漢字作品や調和体作品よりも仮名作品を作っていく際によくわかりますが、やはり色の違いで作品の風合いも変わっていきます。

濃度で選ぶ

『玄宗』という墨汁では濃度による種類分けがなされています。

色は全て紫紺系で統一されていますが、濃度によってご自分が扱う書体に合うものとそうでないものがあります。

概ね、様々な書体を練習されている方であれば濃度の高い墨を少し薄めて墨の伸びをよくすることも出来ますし、仮名作品であれば薄墨を作ることも可能です。

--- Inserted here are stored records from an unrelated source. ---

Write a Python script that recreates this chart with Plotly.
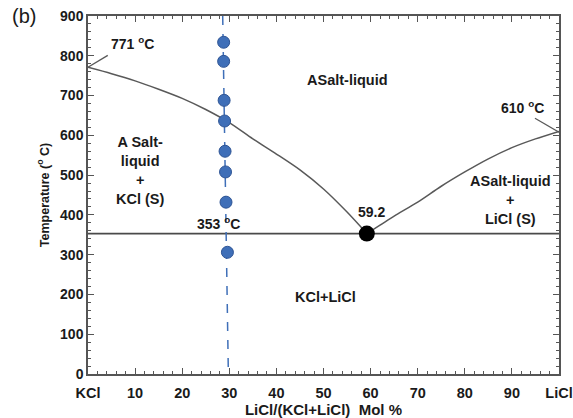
import plotly.graph_objects as go

# Liquidus (left branch, KCl side)
liq_left_x = [0, 5, 10, 15, 20, 25, 30, 35, 40, 45, 50, 55, 59.2]
liq_left_T = [771, 755, 737, 716, 693, 665, 632, 591, 553, 513, 465, 407, 353]
# Liquidus (right branch, LiCl side)
liq_right_x = [59.2, 62, 65, 70, 75, 80, 85, 90, 95, 100]
liq_right_T = [353, 374, 397, 432, 472, 508, 541, 569, 591, 610]
# Eutectic
eut_x = [59.2]
eut_T = [353]
eutectic_T = 353
# Experimental points (about 30 mol% LiCl)
pts_x = [28.8, 28.8, 28.9, 29.0, 29.1, 29.2, 29.3, 29.6]
pts_T = [834, 786, 688, 636, 560, 508, 432, 306]
# Dashed composition line
dash_x = [28.6, 29.8]
dash_T = [900, 0]

x_tickvals = [0, 10, 20, 30, 40, 50, 60, 70, 80, 90, 100]
x_ticktext = ["KCl", "10", "20", "30", "40", "50", "60", "70", "80", "90", "LiCl"]
y_tickvals = [0, 100, 200, 300, 400, 500, 600, 700, 800, 900]

FONT = "Liberation Sans, Arial"
fig = go.Figure()
line_col = "#595959"
fig.add_trace(go.Scatter(x=[0, 100], y=[eutectic_T, eutectic_T], mode="lines",
                         line=dict(color="#4a4a4a", width=1.6), hoverinfo="skip"))
fig.add_trace(go.Scatter(x=liq_left_x, y=liq_left_T, mode="lines",
                         line=dict(color=line_col, width=1.5, shape="spline", smoothing=0.8), hoverinfo="skip"))
fig.add_trace(go.Scatter(x=liq_right_x, y=liq_right_T, mode="lines",
                         line=dict(color=line_col, width=1.5, shape="spline", smoothing=0.8), hoverinfo="skip"))
fig.add_trace(go.Scatter(x=dash_x, y=dash_T, mode="lines",
                         line=dict(color="#3f6fb8", width=1.5, dash="dash"), hoverinfo="skip"))
fig.add_trace(go.Scatter(x=pts_x, y=pts_T, mode="markers",
                         marker=dict(color="#3f6fb8", size=12, line=dict(color="#2f5595", width=1))))
fig.add_trace(go.Scatter(x=eut_x, y=eut_T, mode="markers",
                         marker=dict(color="black", size=16)))

# pointer lines
fig.add_shape(type="line", x0=0, y0=771, x1=4.2, y1=801, line=dict(color=line_col, width=1.3))
fig.add_shape(type="line", x0=100, y0=608, x1=94.9, y1=643, line=dict(color=line_col, width=1.3))

def ann(x, y, text, size=14.5):
    fig.add_annotation(x=x, y=y, text="<b>" + text + "</b>", showarrow=False,
                       font=dict(family=FONT, size=size, color="#1a1a1a"),
                       align="center")

ann(9.4, 832, "771 <sup>o</sup>C", 14)
ann(55.2, 739, "ASalt-liquid")
ann(92.2, 671, "610 <sup>o</sup>C", 14)
ann(11.2, 512, "A Salt-<br>liquid<br>+<br>KCl (S)")
ann(27.8, 379, "353 <sup>o</sup>C", 14)
ann(60.1, 407, "59.2", 14)
ann(89.6, 437, "ASalt-liquid<br>+<br>LiCl (S)")
ann(50.5, 194, "KCl+LiCl")

fig.add_annotation(xref="paper", yref="paper", x=-0.135, y=1.0, xanchor="center", yanchor="middle",
                   text="(b)", showarrow=False,
                   font=dict(family=FONT, size=20, color="#1a1a1a"))

axis_common = dict(showline=True, linecolor="#555", linewidth=1.5, mirror="ticks",
                   ticks="inside", ticklen=6, tickwidth=1.3, tickcolor="#555",
                   showgrid=False, zeroline=False, automargin=False)

fig.update_xaxes(range=[0, 100], tickvals=x_tickvals, ticktext=x_ticktext,
                 tickfont=dict(family=FONT, size=14.5, color="#1a1a1a", weight="bold"),
                 ticklabelstandoff=5,
                 minor=dict(dtick=2, ticks="inside", ticklen=3, tickcolor="#555", tickwidth=1),
                 title=dict(text="<b>LiCl/(KCl+LiCl)  Mol %</b>", standoff=3,
                            font=dict(family=FONT, size=15, color="#1a1a1a")),
                 **axis_common)
fig.update_yaxes(range=[0, 900], tickvals=y_tickvals,
                 tickfont=dict(family=FONT, size=14, color="#1a1a1a", weight="bold"),
                 minor=dict(dtick=20, ticks="inside", ticklen=3, tickcolor="#555", tickwidth=1),
                 title=dict(text="<b>Temperature (<sup>o</sup> C)</b>", standoff=8,
                            font=dict(family=FONT, size=12.5, color="#1a1a1a")),
                 **axis_common)

fig.update_layout(width=573, height=418, showlegend=False,
                  margin=dict(l=88, r=14, t=16, b=44),
                  plot_bgcolor="white", paper_bgcolor="white")

fig.write_html("out.html")
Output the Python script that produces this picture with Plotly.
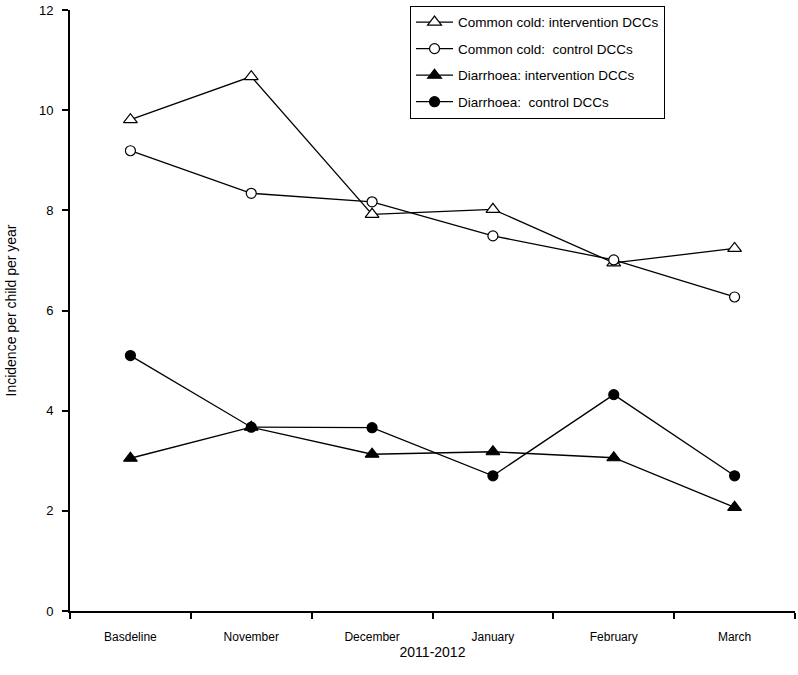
import plotly.graph_objects as go

categories = ["Basdeline", "November", "December", "January", "February", "March"]
cold_intervention = [9.81, 10.67, 7.92, 8.02, 6.95, 7.24]
cold_control = [9.19, 8.34, 8.17, 7.49, 7.01, 6.27]
diarr_intervention = [3.05, 3.67, 3.13, 3.18, 3.06, 2.07]
diarr_control = [5.10, 3.67, 3.66, 2.70, 4.32, 2.70]

series = [
    ("Common cold: intervention DCCs", cold_intervention, "triangle-up", "white", 12),
    ("Common cold:  control DCCs", cold_control, "circle", "white", 10),
    ("Diarrhoea: intervention DCCs", diarr_intervention, "triangle-up", "black", 12),
    ("Diarrhoea:  control DCCs", diarr_control, "circle", "black", 10),
]

FONT = "Liberation Sans, Arial, sans-serif"

fig = go.Figure()
for i, (name, vals, sym, fill, size) in enumerate(series):
    fig.add_trace(go.Scatter(
        x=categories, y=vals, name=name, mode="lines+markers",
        legendgroup=f"g{i}",
        line=dict(color="black", width=1.3),
        marker=dict(symbol=sym, size=size, color=fill, line=dict(color="black", width=1.2)),
    ))

fig.update_layout(
    width=798, height=675,
    margin=dict(l=70, r=3, t=6, b=64),
    plot_bgcolor="white", paper_bgcolor="white",
    font=dict(family=FONT, size=13, color="black"),
    showlegend=True,
    legend=dict(
        x=0.469, y=1.007, xanchor="left", yanchor="top",
        bordercolor="black", borderwidth=1, bgcolor="white",
        font=dict(family=FONT, size=13.5, color="black"),
        tracegroupgap=6, itemwidth=37,
    ),
    xaxis=dict(
        type="category", range=[-0.5, 5.5], tickson="boundaries",
        showline=True, linecolor="black", linewidth=2,
        ticks="outside", ticklen=6, tickwidth=2, tickcolor="black",
        showgrid=False, zeroline=False, ticklabelstandoff=14,
        tickfont=dict(family=FONT, size=12),
        title=dict(text="2011-2012", font=dict(family=FONT, size=14), standoff=3),
    ),
    yaxis=dict(
        range=[0, 12], tickvals=[0, 2, 4, 6, 8, 10, 12],
        showline=True, linecolor="black", linewidth=2,
        ticks="outside", ticklen=6, tickwidth=2, tickcolor="black",
        showgrid=False, zeroline=False, ticklabelstandoff=6,
        ticklabeloverflow="allow",
        tickfont=dict(family=FONT, size=13),
        title=dict(text="Incidence per child per year", font=dict(family=FONT, size=14), standoff=19),
    ),
)

fig.write_html("out.html", config={"displayModeBar": False},
               post_script="document.body.style.margin='0px';")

また、作品の傾向にも依りますが、大きな太い筆で『創作』作品を作られる方であれば様々な濃度の墨汁を使い分けられる方もいらっしゃいます。

容量で選ぶ

容量ももちろん様々な種類があります。

書道教室に入会される場合、おススメの墨汁を紹介して頂いた場合、ほとんどの方がその墨汁を退会されるまでずっと使われることでしょう。その場合ならば特に悩まずに大容量の墨汁を購入される方が割安だと思われます。

ただ、仮名作品を中心に制作される場合、その使用される墨の色で作品に大きな雰囲気の差が生まれるため、少量タイプの墨汁を購入され、ご自分の作品に一番よく合う色合いを探してみてから容量の大きな墨汁を購入されることをお勧めします。

固形墨と違い、初心者でも扱いやすい墨汁は、沢山使用される場合においてもとても有用なものです。

ただ、基盤には固形墨の存在があってこその墨汁ですので、固形墨、墨汁双方に置いて時と場合により使い分けをして頂けたらと思います。